### What is asked
Find all the lines with "matplotlib" and gather them.

### Source excerpt
**********

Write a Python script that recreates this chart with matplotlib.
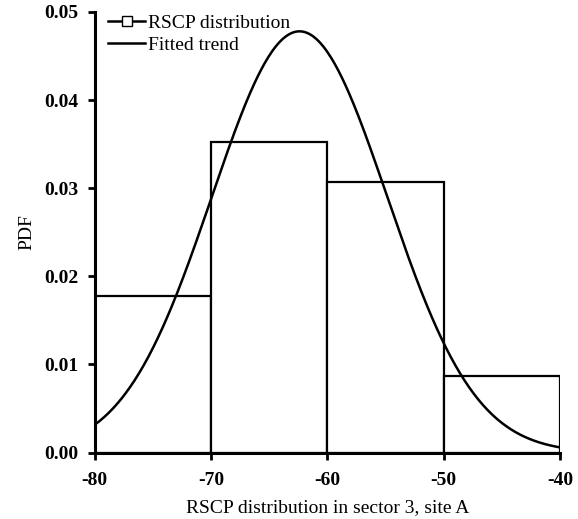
import numpy as np
import matplotlib
matplotlib.use("Agg")
import matplotlib.pyplot as plt
from matplotlib.lines import Line2D

plt.rcParams['font.family'] = ['Liberation Serif', 'DejaVu Serif']

# histogram of RSCP values (dBm), bin edges every 10 dB
bin_left = [-80, -70, -60, -50]
bin_width = 10
pdf_values = [0.0178, 0.0352, 0.0307, 0.0087]

# fitted gaussian trend
fit_peak = 0.0478
fit_mean = -62.4
fit_sigma = 7.55

x_ticks = [-80, -70, -60, -50, -40]
y_ticks = [0.00, 0.01, 0.02, 0.03, 0.04, 0.05]

fig = plt.figure(figsize=(5.78, 5.19), dpi=100)
ax = fig.add_axes([0.164, 0.128, 0.805, 0.849])

ax.bar(bin_left, pdf_values, width=bin_width, align='edge',
       facecolor='white', edgecolor='black', linewidth=1.6, zorder=2)

xs = np.linspace(-80, -40, 400)
ys = fit_peak * np.exp(-0.5 * ((xs - fit_mean) / fit_sigma) ** 2)
ax.plot(xs, ys, color='black', linewidth=1.8, zorder=3)

ax.set_xlim(-80, -40)
ax.set_ylim(0, 0.05)
ax.set_xticks(x_ticks)
ax.set_yticks(y_ticks)
ax.set_xticklabels([str(t) for t in x_ticks], fontsize=14, fontweight='bold')
ax.set_yticklabels(['%.2f' % t for t in y_ticks], fontsize=14, fontweight='bold')
ax.tick_params(direction='out', length=5, width=2)
ax.tick_params(axis='x', pad=9)
ax.tick_params(axis='y', pad=7)

for side in ['top', 'right']:
    ax.spines[side].set_visible(False)
for side in ['left', 'bottom']:
    ax.spines[side].set_linewidth(2.2)

ax.set_xlabel('RSCP distribution in sector 3, site A', fontsize=14, labelpad=7)
ax.set_ylabel('PDF', fontsize=14, labelpad=6)

handles = [
    Line2D([], [], color='black', linewidth=1.8, marker='s',
           markerfacecolor='white', markeredgecolor='black', markersize=7),
    Line2D([], [], color='black', linewidth=1.8),
]
ax.legend(handles, ['RSCP distribution', 'Fitted trend'], loc='upper left',
          bbox_to_anchor=(0.0, 1.025), frameon=False, fontsize=14,
          handlelength=1.9, handletextpad=0.15, labelspacing=0.2,
          borderaxespad=0.3)

fig.savefig('out.png', dpi=100)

**********

### Complete output
Write a Python script that recreates this chart with matplotlib.
import matplotlib
matplotlib.use("Agg")
import matplotlib.pyplot as plt
from matplotlib.lines import Line2D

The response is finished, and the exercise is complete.